What to work on
Search the data below for "this"; list each line that holds it.
*** Recorded information
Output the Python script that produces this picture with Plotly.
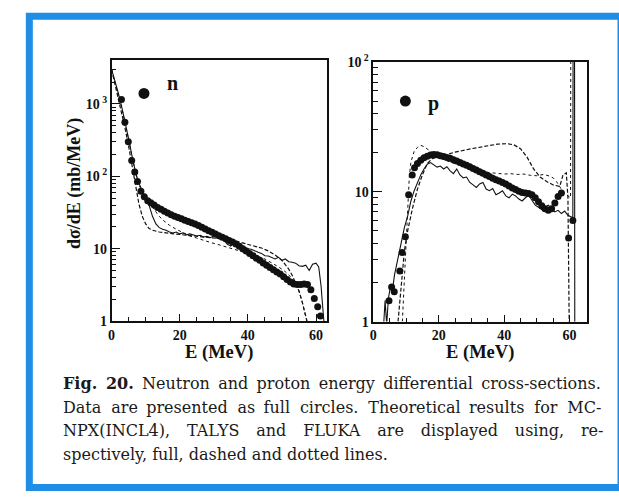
******
*** Recorded information
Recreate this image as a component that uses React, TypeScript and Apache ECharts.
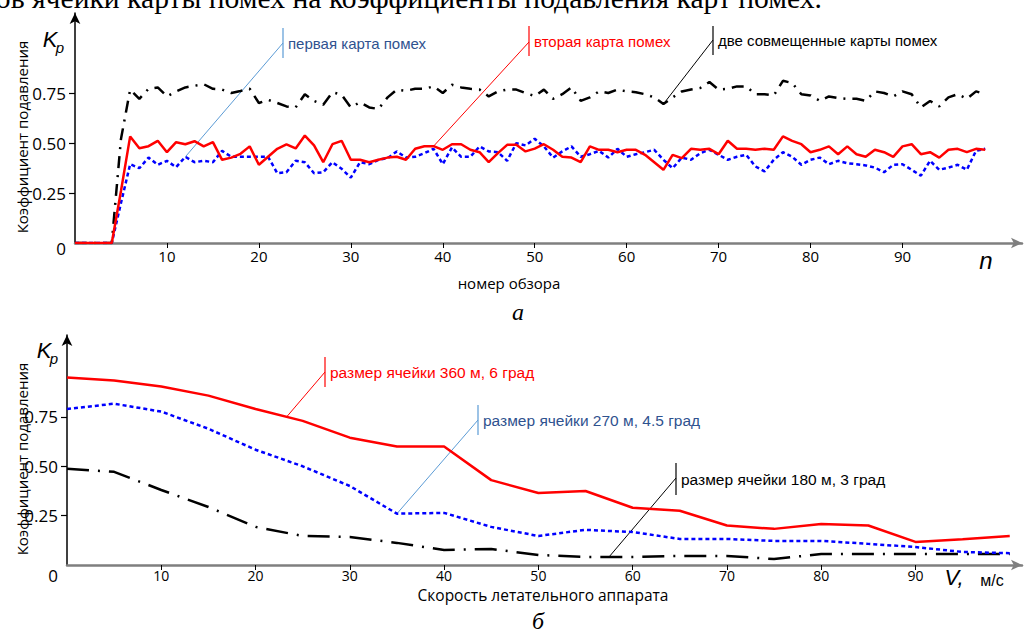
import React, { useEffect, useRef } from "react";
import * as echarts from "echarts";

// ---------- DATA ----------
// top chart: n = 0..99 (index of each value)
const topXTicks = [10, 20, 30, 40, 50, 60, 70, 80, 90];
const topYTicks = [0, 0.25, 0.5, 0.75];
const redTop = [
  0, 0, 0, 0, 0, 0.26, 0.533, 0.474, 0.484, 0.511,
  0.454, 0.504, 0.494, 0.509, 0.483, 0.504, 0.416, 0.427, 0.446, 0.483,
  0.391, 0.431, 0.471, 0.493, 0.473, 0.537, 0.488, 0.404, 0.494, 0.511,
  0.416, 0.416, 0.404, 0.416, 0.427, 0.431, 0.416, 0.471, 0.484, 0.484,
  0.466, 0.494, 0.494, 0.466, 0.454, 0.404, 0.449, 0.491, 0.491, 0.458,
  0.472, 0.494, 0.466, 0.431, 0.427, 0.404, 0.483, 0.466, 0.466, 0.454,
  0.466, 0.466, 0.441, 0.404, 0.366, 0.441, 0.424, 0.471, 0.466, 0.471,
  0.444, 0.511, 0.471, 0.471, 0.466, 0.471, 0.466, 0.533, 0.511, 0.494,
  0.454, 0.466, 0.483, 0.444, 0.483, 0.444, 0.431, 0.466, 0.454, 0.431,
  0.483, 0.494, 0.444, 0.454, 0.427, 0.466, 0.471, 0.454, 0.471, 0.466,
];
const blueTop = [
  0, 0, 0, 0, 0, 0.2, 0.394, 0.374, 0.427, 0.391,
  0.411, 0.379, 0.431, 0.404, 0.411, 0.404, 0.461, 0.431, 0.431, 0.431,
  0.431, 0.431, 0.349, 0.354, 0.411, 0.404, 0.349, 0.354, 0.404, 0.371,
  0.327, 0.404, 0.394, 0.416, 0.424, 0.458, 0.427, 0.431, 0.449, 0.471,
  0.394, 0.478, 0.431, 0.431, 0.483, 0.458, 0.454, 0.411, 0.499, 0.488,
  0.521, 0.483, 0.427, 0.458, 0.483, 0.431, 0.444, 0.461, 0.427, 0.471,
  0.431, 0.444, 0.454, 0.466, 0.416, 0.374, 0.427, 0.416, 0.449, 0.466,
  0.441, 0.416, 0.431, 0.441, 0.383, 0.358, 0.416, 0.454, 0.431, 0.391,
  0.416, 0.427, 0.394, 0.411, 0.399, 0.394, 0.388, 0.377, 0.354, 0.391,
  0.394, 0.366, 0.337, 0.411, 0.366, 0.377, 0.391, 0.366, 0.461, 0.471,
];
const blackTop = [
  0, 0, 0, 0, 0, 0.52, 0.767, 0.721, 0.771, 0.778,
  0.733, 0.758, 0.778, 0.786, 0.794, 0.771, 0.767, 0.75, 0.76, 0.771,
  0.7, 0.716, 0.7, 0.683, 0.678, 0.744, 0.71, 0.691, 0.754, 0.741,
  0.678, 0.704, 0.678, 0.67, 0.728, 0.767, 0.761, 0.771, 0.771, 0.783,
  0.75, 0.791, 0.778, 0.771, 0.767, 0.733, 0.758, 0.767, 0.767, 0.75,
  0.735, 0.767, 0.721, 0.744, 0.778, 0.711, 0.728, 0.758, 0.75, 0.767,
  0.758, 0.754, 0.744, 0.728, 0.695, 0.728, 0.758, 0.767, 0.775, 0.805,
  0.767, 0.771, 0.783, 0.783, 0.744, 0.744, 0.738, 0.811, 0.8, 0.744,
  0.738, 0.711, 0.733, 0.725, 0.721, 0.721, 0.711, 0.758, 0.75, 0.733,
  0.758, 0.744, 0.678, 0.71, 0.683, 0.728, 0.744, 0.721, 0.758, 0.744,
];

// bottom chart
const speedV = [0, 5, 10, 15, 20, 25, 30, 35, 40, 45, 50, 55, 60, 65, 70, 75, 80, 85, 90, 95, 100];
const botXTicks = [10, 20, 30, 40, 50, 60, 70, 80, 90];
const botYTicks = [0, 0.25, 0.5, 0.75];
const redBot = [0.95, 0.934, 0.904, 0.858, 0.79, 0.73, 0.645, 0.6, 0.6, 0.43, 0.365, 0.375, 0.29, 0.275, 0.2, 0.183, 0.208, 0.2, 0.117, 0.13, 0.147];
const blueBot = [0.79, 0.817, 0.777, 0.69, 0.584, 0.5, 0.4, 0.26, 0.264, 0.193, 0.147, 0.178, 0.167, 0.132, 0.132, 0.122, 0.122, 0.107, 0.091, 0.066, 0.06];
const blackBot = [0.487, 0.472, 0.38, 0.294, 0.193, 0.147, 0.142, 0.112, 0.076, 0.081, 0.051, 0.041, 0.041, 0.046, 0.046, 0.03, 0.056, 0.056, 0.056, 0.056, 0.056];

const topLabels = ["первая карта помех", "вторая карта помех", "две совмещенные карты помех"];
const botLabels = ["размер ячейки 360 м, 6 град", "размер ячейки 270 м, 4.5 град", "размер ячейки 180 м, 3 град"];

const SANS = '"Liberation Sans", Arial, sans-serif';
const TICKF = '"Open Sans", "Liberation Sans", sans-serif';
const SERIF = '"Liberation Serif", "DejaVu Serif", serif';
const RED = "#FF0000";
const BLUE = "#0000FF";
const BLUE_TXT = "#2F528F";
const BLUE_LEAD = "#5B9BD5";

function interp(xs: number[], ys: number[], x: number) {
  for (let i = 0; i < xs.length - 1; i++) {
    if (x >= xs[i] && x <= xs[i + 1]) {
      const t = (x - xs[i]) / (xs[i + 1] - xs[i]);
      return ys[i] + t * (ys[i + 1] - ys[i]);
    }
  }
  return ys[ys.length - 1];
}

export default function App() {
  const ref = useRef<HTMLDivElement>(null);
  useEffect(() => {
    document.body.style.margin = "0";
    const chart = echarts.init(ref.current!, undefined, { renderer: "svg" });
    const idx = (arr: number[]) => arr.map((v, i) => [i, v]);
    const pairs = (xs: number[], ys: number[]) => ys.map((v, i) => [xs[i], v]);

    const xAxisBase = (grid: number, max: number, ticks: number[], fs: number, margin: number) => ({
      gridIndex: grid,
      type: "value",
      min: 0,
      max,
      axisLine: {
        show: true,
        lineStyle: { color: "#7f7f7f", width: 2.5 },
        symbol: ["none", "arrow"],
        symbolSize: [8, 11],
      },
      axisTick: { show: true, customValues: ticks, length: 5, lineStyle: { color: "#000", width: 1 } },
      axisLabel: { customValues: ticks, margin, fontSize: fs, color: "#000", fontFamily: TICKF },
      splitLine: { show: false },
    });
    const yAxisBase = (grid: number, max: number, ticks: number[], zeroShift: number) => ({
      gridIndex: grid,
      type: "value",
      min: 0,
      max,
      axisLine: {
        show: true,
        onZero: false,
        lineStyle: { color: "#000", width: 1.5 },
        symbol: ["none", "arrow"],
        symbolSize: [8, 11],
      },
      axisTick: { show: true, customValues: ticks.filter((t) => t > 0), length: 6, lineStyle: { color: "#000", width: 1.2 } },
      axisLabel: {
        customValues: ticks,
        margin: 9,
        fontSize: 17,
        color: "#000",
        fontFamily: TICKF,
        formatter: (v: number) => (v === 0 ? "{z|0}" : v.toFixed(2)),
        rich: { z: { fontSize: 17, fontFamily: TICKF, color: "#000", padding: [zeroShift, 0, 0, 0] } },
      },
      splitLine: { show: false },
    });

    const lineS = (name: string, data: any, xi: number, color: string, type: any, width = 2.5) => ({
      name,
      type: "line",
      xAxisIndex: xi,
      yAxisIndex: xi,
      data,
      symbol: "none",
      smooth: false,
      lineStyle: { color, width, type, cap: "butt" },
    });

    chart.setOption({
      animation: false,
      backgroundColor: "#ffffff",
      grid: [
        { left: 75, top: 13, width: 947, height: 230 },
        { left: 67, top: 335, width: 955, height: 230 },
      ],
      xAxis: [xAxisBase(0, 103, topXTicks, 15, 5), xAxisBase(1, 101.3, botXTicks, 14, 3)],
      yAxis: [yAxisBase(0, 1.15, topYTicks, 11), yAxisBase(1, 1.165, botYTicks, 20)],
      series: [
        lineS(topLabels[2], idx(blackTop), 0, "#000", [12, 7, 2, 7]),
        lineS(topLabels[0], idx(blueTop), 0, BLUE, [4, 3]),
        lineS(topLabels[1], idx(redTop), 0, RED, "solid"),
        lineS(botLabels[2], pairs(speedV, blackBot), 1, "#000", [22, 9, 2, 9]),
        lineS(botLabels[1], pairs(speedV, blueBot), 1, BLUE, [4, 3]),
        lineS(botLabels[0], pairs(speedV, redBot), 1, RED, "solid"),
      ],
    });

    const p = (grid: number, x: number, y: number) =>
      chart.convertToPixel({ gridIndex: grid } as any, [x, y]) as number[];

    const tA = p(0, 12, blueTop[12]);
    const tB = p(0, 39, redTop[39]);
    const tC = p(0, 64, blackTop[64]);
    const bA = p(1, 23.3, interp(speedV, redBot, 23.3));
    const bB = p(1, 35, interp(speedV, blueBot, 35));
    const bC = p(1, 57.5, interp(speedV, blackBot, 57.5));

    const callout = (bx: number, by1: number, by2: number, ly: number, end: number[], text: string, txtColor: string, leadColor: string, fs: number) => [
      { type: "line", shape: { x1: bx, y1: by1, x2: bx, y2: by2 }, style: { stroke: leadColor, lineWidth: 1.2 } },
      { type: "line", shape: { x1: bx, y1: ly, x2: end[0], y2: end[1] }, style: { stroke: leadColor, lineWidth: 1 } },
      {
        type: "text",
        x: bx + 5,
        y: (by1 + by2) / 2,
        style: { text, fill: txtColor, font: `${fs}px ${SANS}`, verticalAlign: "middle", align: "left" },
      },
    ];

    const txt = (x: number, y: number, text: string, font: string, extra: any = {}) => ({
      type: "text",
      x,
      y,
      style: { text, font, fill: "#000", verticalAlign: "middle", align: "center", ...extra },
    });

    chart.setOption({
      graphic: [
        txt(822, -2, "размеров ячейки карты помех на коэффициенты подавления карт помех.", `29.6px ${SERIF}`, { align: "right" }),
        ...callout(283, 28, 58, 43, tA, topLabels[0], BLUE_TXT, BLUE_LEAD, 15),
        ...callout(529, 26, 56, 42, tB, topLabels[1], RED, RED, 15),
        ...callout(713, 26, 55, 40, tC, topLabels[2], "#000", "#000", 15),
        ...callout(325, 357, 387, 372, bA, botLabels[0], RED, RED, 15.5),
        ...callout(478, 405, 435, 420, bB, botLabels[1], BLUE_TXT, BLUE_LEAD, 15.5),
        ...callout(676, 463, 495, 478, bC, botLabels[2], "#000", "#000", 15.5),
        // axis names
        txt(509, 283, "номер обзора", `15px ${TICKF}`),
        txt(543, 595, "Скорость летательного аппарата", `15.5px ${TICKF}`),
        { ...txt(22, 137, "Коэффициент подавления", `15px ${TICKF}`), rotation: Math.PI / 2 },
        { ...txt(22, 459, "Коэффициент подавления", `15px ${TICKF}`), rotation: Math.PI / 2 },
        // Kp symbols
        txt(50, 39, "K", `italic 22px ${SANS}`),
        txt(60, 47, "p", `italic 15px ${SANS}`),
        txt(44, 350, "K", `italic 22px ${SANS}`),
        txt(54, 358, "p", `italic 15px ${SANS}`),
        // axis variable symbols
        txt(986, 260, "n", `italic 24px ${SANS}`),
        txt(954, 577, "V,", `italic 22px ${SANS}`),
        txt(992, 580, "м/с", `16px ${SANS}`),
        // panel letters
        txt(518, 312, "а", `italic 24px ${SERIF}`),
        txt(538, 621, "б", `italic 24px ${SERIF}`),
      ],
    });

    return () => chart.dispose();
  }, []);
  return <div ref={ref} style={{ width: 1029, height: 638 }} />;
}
******
*** Recorded information
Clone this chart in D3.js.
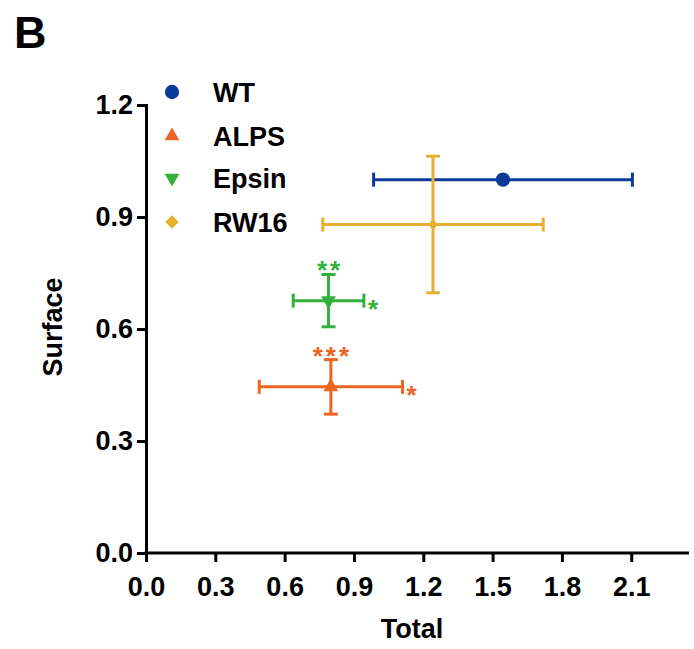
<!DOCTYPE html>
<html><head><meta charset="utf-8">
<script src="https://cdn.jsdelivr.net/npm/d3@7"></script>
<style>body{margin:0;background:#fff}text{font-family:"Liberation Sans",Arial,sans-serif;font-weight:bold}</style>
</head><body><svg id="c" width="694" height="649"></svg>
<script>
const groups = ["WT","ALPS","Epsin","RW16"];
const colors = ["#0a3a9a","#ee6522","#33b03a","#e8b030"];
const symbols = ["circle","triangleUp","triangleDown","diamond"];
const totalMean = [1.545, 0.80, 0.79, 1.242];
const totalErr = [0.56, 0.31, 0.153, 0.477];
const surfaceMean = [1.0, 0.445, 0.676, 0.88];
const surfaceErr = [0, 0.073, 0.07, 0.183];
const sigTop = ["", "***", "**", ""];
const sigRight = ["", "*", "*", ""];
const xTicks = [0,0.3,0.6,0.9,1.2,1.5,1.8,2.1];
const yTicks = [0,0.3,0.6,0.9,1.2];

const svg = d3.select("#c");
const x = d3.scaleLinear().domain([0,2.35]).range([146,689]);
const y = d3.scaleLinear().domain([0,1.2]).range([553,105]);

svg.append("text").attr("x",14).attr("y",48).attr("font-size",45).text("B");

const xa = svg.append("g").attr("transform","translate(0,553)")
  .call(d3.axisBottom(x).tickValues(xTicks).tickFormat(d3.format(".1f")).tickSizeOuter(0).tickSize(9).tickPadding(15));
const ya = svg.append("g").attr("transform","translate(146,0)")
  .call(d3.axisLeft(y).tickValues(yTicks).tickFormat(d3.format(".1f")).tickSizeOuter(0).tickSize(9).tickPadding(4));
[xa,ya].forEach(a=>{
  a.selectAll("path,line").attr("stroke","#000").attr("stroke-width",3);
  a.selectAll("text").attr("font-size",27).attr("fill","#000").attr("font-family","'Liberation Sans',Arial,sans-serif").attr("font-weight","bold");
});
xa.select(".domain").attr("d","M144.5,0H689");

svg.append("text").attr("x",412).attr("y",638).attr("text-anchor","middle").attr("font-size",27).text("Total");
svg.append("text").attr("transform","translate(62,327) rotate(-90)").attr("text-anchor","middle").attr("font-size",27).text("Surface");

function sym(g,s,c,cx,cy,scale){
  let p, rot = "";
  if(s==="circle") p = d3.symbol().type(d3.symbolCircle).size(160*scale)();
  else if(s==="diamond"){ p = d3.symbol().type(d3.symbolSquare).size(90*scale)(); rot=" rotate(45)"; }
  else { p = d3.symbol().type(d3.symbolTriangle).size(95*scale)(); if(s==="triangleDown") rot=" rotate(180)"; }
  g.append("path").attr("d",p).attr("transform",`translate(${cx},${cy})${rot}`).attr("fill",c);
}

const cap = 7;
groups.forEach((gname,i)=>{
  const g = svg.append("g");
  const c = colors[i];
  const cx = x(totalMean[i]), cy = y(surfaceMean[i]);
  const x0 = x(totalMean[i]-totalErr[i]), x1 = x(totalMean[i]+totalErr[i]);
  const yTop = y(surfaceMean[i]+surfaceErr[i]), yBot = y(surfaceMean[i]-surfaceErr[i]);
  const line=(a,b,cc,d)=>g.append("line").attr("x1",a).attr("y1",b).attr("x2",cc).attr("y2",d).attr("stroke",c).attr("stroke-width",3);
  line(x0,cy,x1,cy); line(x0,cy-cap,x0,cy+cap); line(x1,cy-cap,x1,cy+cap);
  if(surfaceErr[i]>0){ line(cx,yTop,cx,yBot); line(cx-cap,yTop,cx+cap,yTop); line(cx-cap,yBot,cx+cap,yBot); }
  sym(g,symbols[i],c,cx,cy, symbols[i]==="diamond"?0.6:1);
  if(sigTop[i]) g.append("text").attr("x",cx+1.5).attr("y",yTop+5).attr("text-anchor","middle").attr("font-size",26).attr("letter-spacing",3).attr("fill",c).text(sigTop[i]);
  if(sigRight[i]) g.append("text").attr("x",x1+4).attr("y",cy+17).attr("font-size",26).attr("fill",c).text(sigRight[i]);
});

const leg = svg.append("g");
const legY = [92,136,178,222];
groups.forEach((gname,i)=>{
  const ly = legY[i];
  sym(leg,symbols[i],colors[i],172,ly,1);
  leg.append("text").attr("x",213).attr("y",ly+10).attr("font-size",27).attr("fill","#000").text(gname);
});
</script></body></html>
******
Written response
Output the Python script that produces this picture with Plotly.
Recreate this image as a component that uses React, TypeScript and Apache ECharts.
Clone this chart in D3.js.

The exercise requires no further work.